Flood Hub, da dove arrivano i dati per il monitoraggio

Queste, dunque, sono le fonti primarie. A tutto ciò si aggiunge il monitoraggio costante di alcuni bacini fluviali. Attualmente, in Italia sono pochissimi i luoghi in cui avviene questo controllo (11 in totale, uno sulla Dora Baltea, uno sul Tanaro, sette sul Po, uno sul Lambro e l’ultimo sul fiume Sele in Campania) ma in futuro il sistema sverrà implementato in altre zone a rischio. Ma come funziona il processo per il monitoraggio previsionale? Tutti si snoda lungo tre punti:

  1. La raccolta di una vasta gamma di dati – che provengono, come spiegato prima, da fonti diversificate – relativi a informazioni meteorologiche, modelli idrologici, dati satellitari e le osservazioni sul campo.
  2. L’elaborazione di quei dati raccolti, che poi vengono elaborati usando algoritmi basati sull’intelligenza artificiale e processati attraverso tecniche di machine learning per individuare le zone potenzialmente a rischio a seguito di un evento atmosferico di rilievo.
  3. Da queste analisi dei dati, si arriva alle previsioni di inondazione che si strutturano secondo diversi modelli: dalle aree a rischio, passando per il livello di allerta basato sull’entità della prevista inondazione.
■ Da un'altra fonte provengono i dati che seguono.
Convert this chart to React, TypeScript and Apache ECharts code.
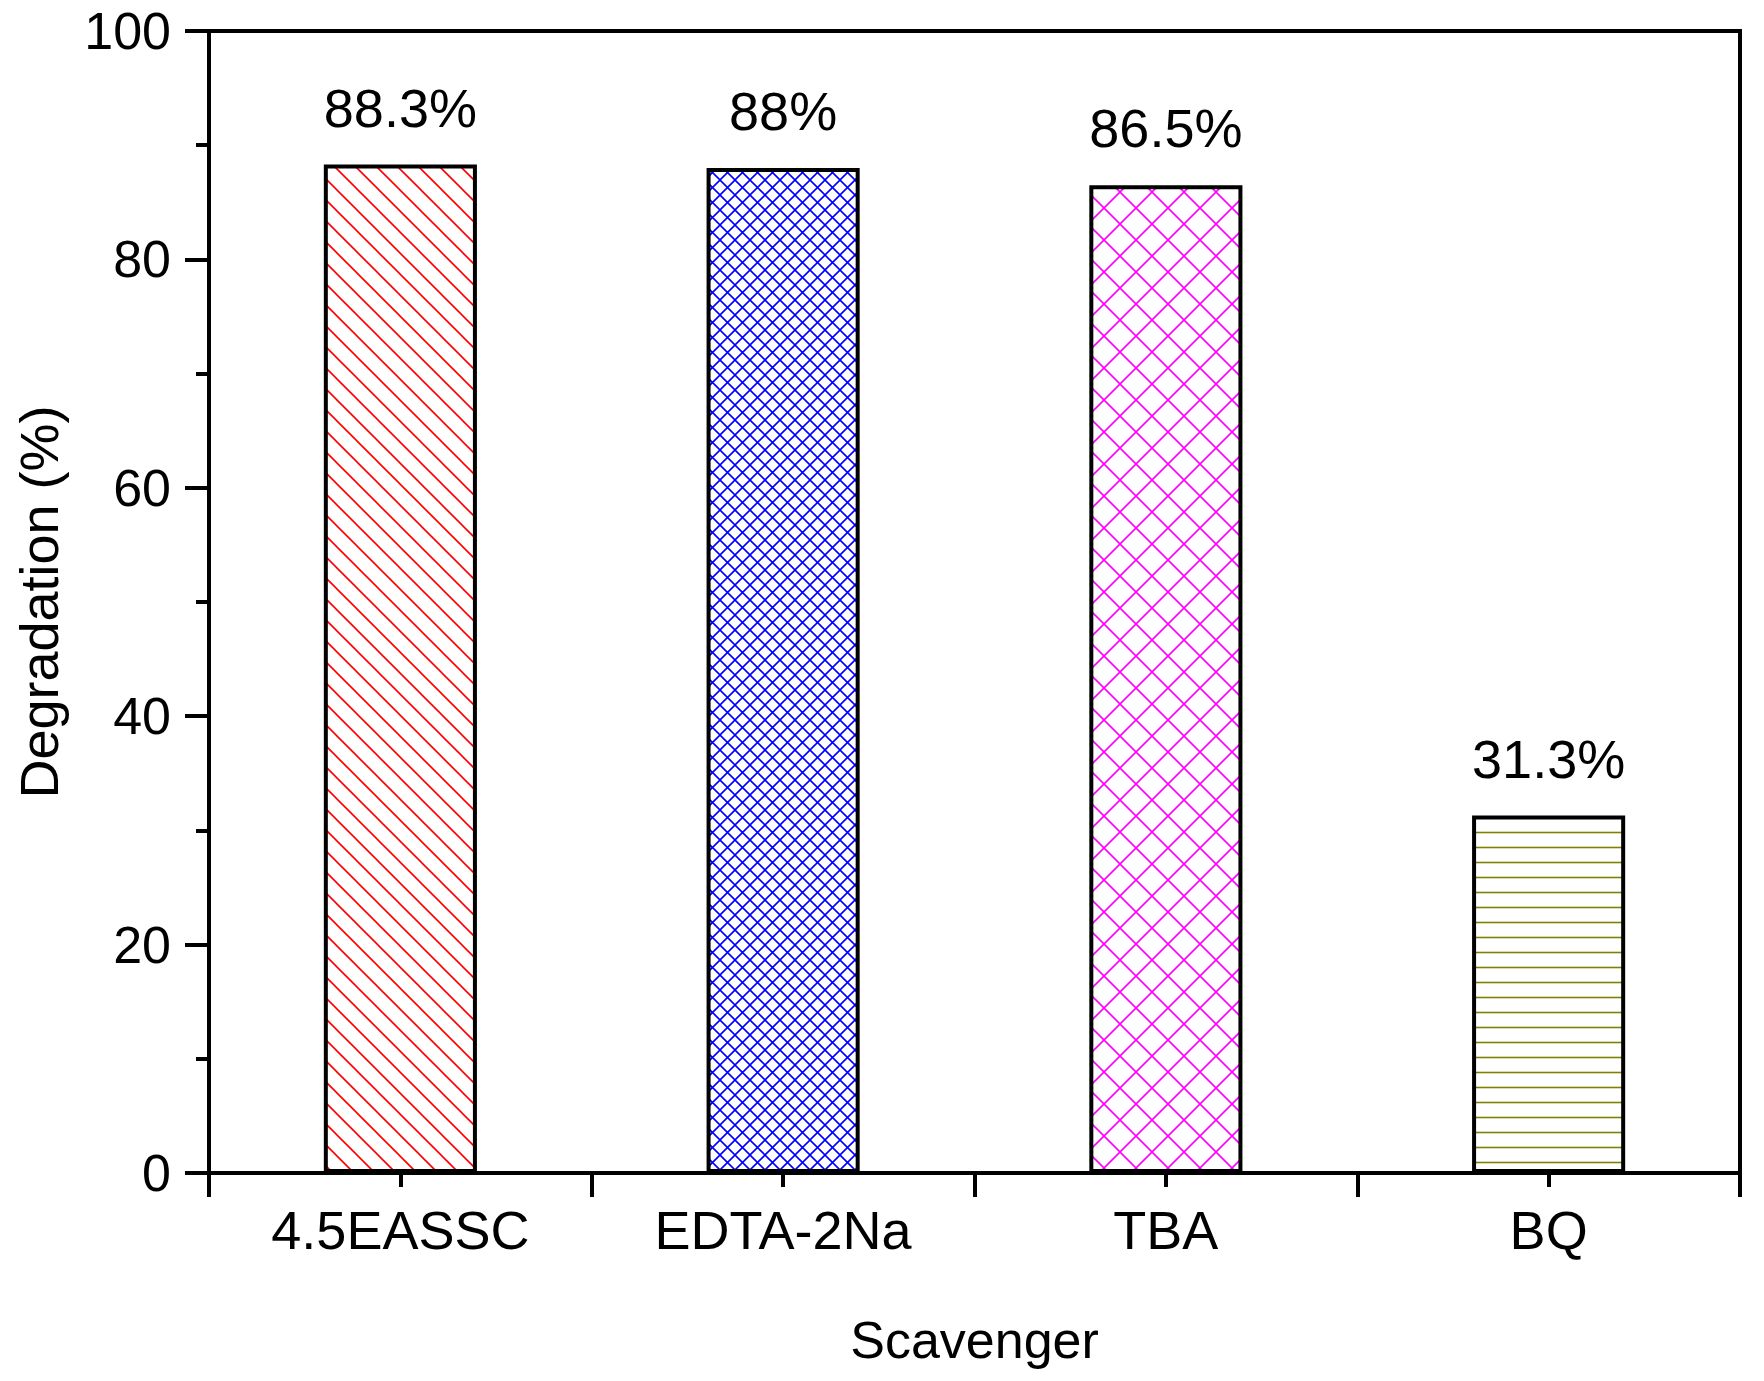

Ovviamente, tutto ciò può avvenire solo attraverso un aggiornamento costante e continui delle informazioni raccolte.

Dopodiché, ecco arrivare il punto fondamentale per la chiusura del cerchio: la comunicazione. Tutte le informazioni e le previsioni su potenziali inondazioni devono essere condivise con le istituzioni locali e con i soccorsi. Solo così si può procedere, con anticipo, a operazioni di sgombero per salvare vite umane.